All of the rustic tables are made of a light blond wood with unfinished edges and sporting a glossy polished surface that reflected the light in a pleasing manner.
The Crispy Imperial Rolls are filled with with shrimp, pork, glass noodles and peanuts ($10) and rolled up in the thicker rice paper wrappers that get that wonderful blistered exterior and have the most toothsome crunch. They came piping hot from the fryer and were served on a platter piled with red lettuce leaves, fresh mint and cilantro and vermicelli noodles.
The purpose of all the greenery is to wrap the searingly hot nugget of fried joy up in a cool crisp leaf of lettuce along with some noodles and fragrant mint and cilantro. Drizzle some of the accompanying piquant Nuoc Cham sauce over the incendiary fried nugget to help cool it off and it adds a pungent burst of flavor to the mix. I have come to regard the vietnamese imperial rolls as my favorite of the many cuisines that make fried rolls, especially when they are served like this with the works!
Robert had never tried Pho Bo ($6), so we ordered a small bowl for him to enjoy. The broth is made with prather ranch london broil and is served with wide cut rice noodles. It was a very clean broth and the meat looked luscious.
There were a couple of old friends on the menu, the grass-fed Estancia Shaking Beef ($32), was exactly what we had expected. Generously sized cubes of filet mignon are marinated then wok seared with red onions, until lightly crisped but still rosy pink and tender inside, served over sausalito springs’ watercress, and with a delectably simple dipping sauce made of fresh lime juice mixed with salt and black pepper. As Foodnut points out on their review here, the dish was a miserly 6 pieces, which amounts to $5 per chunk! But this is the dish that put Slanted Door on the radar and really got us hooked on Vietnamese cuisine. You can find the recipe online here so now we can all make it at home…
We shared the Caramelized Tiger Prawns with garlic, onions and chili sauce ($18) which were succulent but on the small side, served with sauteed onions that were still crisp and added a delicious pungent kick.
We also had the classic Chicken Claypot ($19), in which the caramel sauce is made spicy with chilies and fresh ginger and fragrant from the cilantro strewn on top. This is a dish that is made to be scooped over hot rice, although Saurabh asked for additional chili sauce and black pepper as he thought it was a bit bland.
I had a bowl of the massa organics‘ Brown Rice ($3 per bowl), which was cooked very well, fluffy and chewy and ready to absorb delicious sauces.

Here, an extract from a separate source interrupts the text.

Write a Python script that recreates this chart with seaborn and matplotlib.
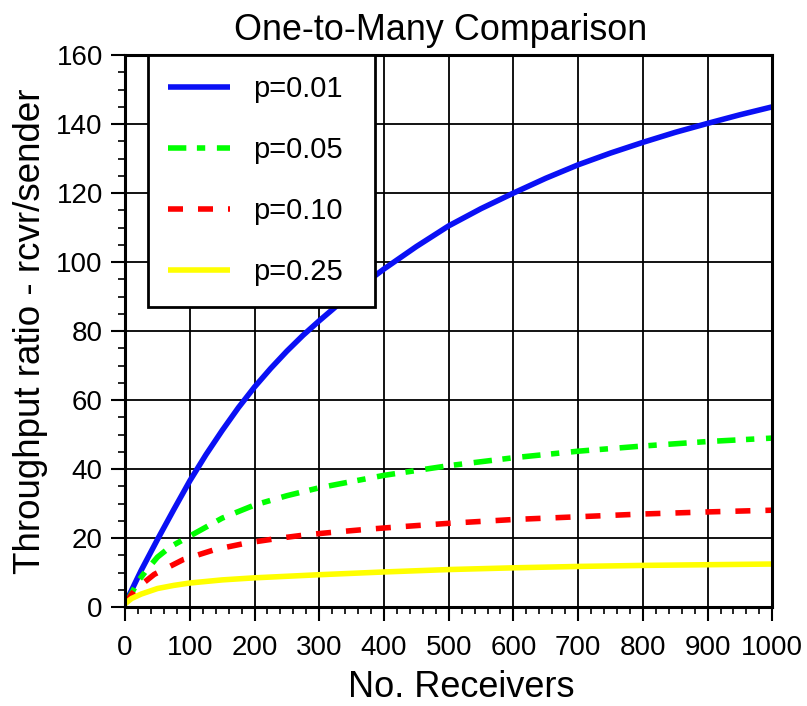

I was very disappointed with the Halibut served over Vermicelli with turmeric, fresh dill and pineapple-anchovy sauce ($16). I saw the turmeric and dill and didn’t notice the word pineapple, so my expectation of something like the traditional Cha Ca was forlornly wrong. It looked good at first glance, but the noodles were covered with a hideously sweet and sour gloppy sauce that seemed jarring and wrong. I liked the fish all right, but this was our noodle dish and no one touched the noodles…
We had one vegetarian dish made with Catalan Farm spicy broccoli with honshimeji mushrooms and braised Hodo tofu ($10) which was a big hit. The firm tofu was marinated in a light anise flavored soy sauce, and served in thin slices that absorbed the flavors of the dish and were addictively chewy.
We shared a couple of desserts. I ate practically the entire warm coconut Sticky Rice ($7), which included some black beans, and was topped with a caramelized banana slice. The rice had a toasted crispy texture, like it had been under the broiler, which gave it a very tantalizing nutty flavor that went perfectly with the rich creamy coconut milk drizzled on top.
The Confectioner’s Plate ($7) was a fun presentation that included a big puff of cotton candy that was dusted with a contrastingly tart powder, pieces of nougat, turkish delight, and a milk chocolate hazelnut cluster.
The nougat was deliciously chewy
The view is swell from any location, it was a gorgeous sunny day and we watched the boats out on the bay coming in to watch the airshow. We were disappointed with our meal, especially because it was rather expensive (over $230) for what amounted to a bunch of rice pates, and we felt ripped off like we were eating at a tourist trap. I doubt that I’d come back to the restaurant proper, but love the location enough that I’d stop by for the to go menu at Out the Door, or sit at the bar for happy hour or a quick bite rather than a full meal.